Last edited by a moderator: May 6, 2017
2. Oct 21, 2012

### bossman27

The two steps here (proving existence and finding a value) are pretty intertwined. The only way you could have an indeterminate form here is if you had 0 in the denominator, and if you show that you can write the equation such that you don't have any division by 0, you've shown that the limit exists.

There may be a more elegant proof to point to, but in this case I think it's irrelevant; as long as you've shown that the denominator, numerator, and fraction are defined, you've proved existence.

3. Oct 21, 2012

### Artusartos

So to prove the existence of a limit, is it enough to show that the function is (or can be written in a different way that is) defined at the limit point?

4. Oct 21, 2012

### bossman27

As I said, there may be a more elegant way to show this proof, but there certainly is no question as to existence once you've done that.

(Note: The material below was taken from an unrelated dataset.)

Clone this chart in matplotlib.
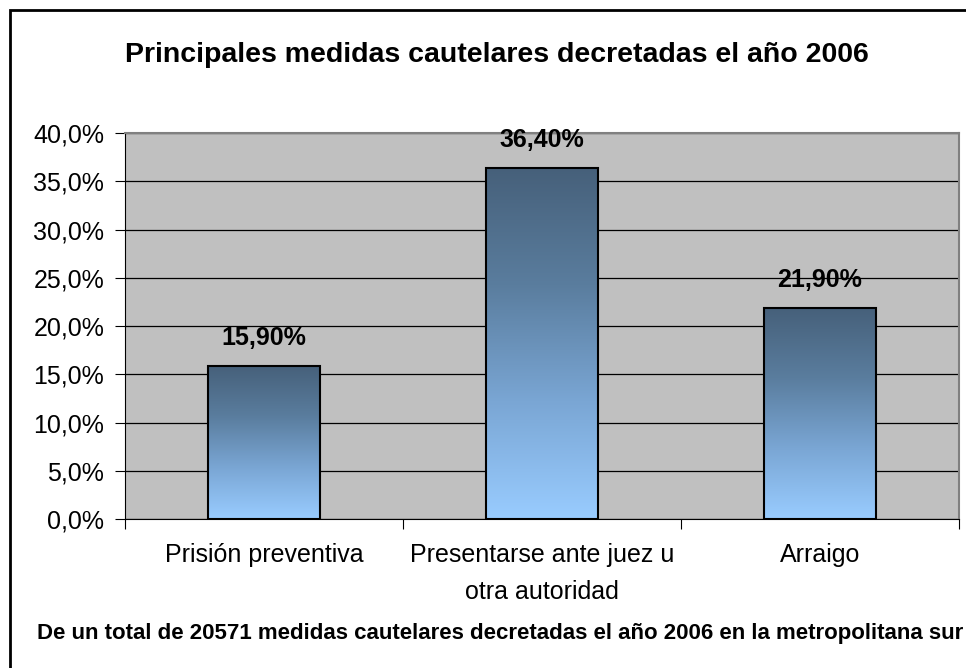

It's especially obvious when we're talking about the limit of x as it tends toward 0, rather than infinity.

Generally speaking, showing existence of a limit of a sequence (or series) involves seeing whether indeterminate forms can be reduced to determinate ones. In the original equation, we had a denominator of 0, which means the fraction is in an indeterminate form. If you can manipulate the equation such that you remove all 0 denominators, infinities, etc... you have shown that the limit is determinate. And a limit is determinate if and only if it exists.

5. Oct 21, 2012

### Artusartos

Alright, thanks a lot...